Crump is the second Black man to have a law school renamed after him; Texas Southern University named its law school after former U.S. Supreme Court Justice and civil rights attorney Thurgood Marshall.
“I am the most blessed man on the face of the earth today,” Crump said. I’m humbled to play a role in giving the future lawyers something to bring to the table: a legal education. Thank you St. Thomas University for helping bring this opportunity to our nation’s future changemakers."
Smith said Crump is a good friend who isn’t afraid to take on high proﬁle civil rights cases.
“Ben has been an absolutely spectacular friend and guide, and that’s why it was important for me to be here with him today,” said Smith.
Crump, 53, said Marshall was an icon who paved the way for Black civil rights lawyers like himself.
“We have to make the law matter for all of us, the least of us. If the law doesn’t protect the least of us then it doesn’t protect any of us,” said Crump. “We together, brothers and sisters, have to make it equal justice under the law.”
Crump, who was born in North Carolina, spent most of his childhood in Plantation, in Broward County.
He graduated from Florida State University and earned his law degree from FSU College of Law.
Crump was thrust in the spotlight while taking on some of the most racially-motivated and police brutality cases in the nation.
Crump ﬁrst gained national prominence in 2002 when he represented the family of Genie McMeans, a Black driver who was shot and killed by a White state trooper in Florida, and was the attorney for Martin Lee Anderson’s family.

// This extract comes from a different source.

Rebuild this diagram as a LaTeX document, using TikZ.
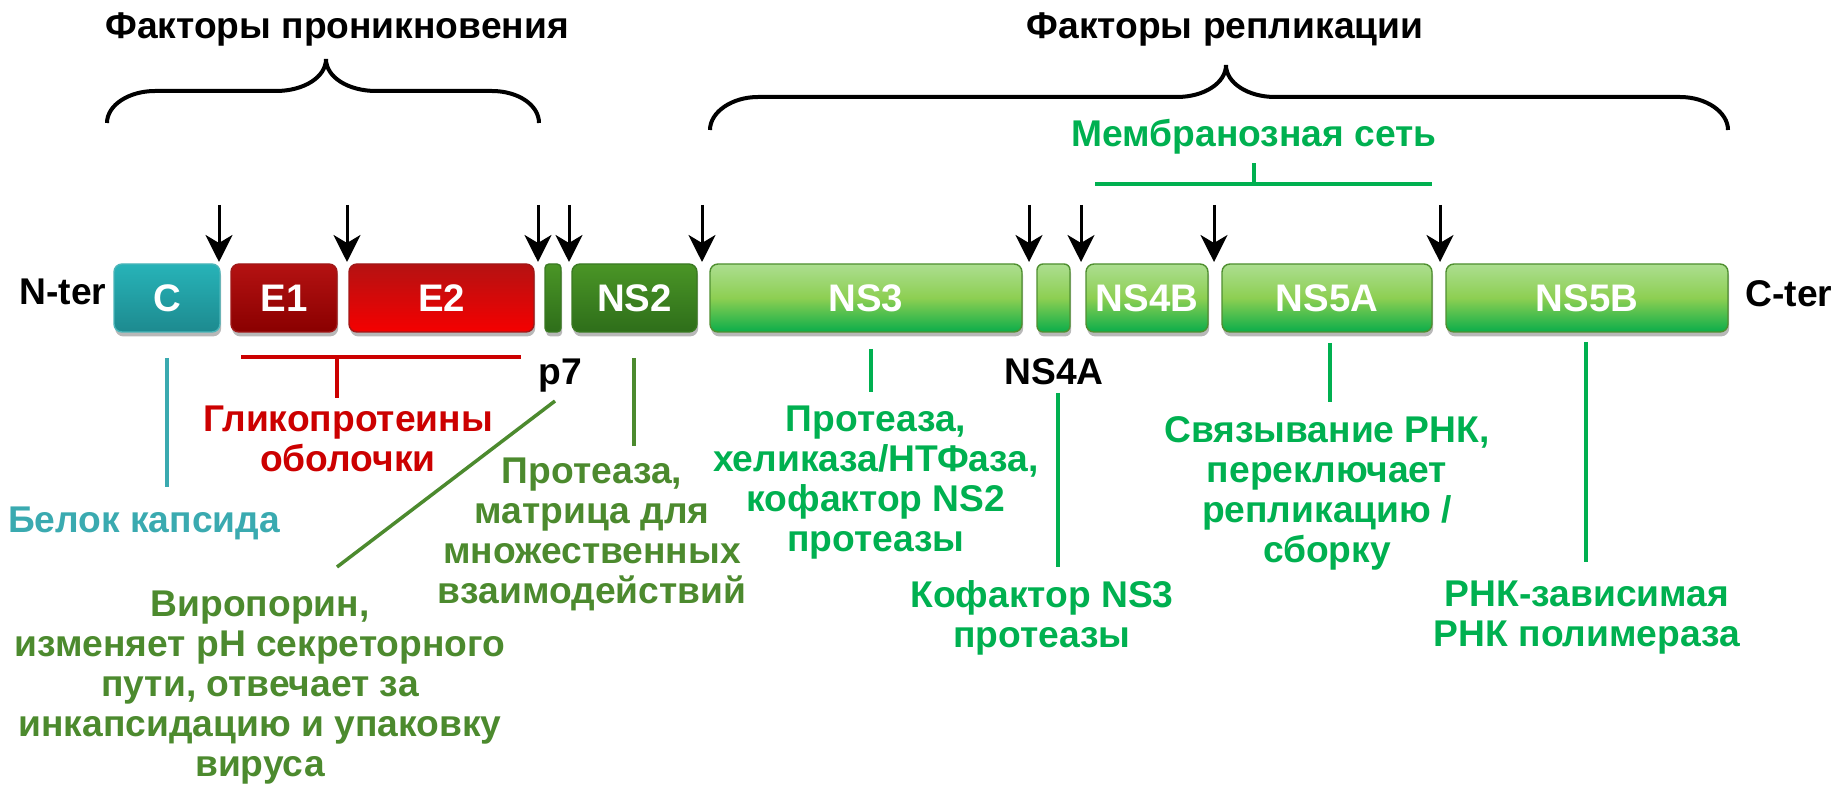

Anderson was a Black teenager who died after allegedly being beaten by guards in a Florida youth detention center in 2006.
In 2012, Crump represented the family of Trayvon Martin, a Black teenager who was shot and killed by George Zimmerman in Sanford, Fla.
Martin lived in Miami Gardens but was sent to live with his father in the Central Florida city after he was suspended from school.
Zimmerman claimed self defense under Florida’s controversial Stand Your Ground law and a jury acquitted him of second degree murder.
Crump was the catalyst for getting prosecutors to press charges against Palm Beach Gardens ofﬁcer Nouman Raja, who was off-duty when he shot and killed musician Corey Jones in 2015, after Jones’ car broke down on a highway.
Raja was sentenced to 25 years in prison over the incident, the ﬁrst time in almost 30 years that a Florida police ofﬁcer was sentenced for an on-duty shooting.
Crump also represented Ronald Weekely in 2012 when the 20-year Black man who was skateboarding was allegedly beaten by police in California.
Perhaps Crumps’ most high proﬁle case was representing Floyd’s family in a wrongful death lawsuit against the City of Minneapolis after he died in police custody in 2020, and the family of Nichos who was severely beaten by Memphis police in January.
Floyd’s family received a large settlement from the city in the wrongful death lawsuit.
In the Nichos’ case, Police body cam captured the brutal beating and he died days later in the hospital after succumbing to his injuries.
Five ofﬁcers were charged with second degree murder in Nichols’ death and Minneapolis police ofﬁcer Derek Chauvin was convicted on charges of second-degree and abetting seconddegree manslaughter in the death of Floyd.
Floyd and Nichols’ cases sparked national outrage and protests calling for the ofﬁcers’ arrest on murder charges and Congress to pass legislation for police reform.
Sybrina Fulton, Trayvon Martin’s mother, praised Crump for his work and dedication to helping families impacted by social injustice and police brutality.
“Salute him and let him know that I’m proud of him for the work that he not only did for the Trayvon Martin Foundation, but that he did for so many other families,” said Fulton.
Philonese Floyd, George Floyd’s brother, also paid tribute to Crump. “You have to come and support good people, because we’re stronger in numbers, so we all stick together," Floyd said.
St. Thomas University president David Armstrong said the occasion marked an historic day for the university and the Black community.
"Especially for advancing the goal of ensuring more Black men are trained to become lawyers at the newly renamed school," he said.
During the event, donations for renaming the law school after Crump were announced.
The Black Promoters Collective, a live music promoters group, gave a donation of $1 million, and Ben Crump Law, Crump’s ﬁrm, donated $1 million as well.
An anonymous donor gave $1.5 million to the school.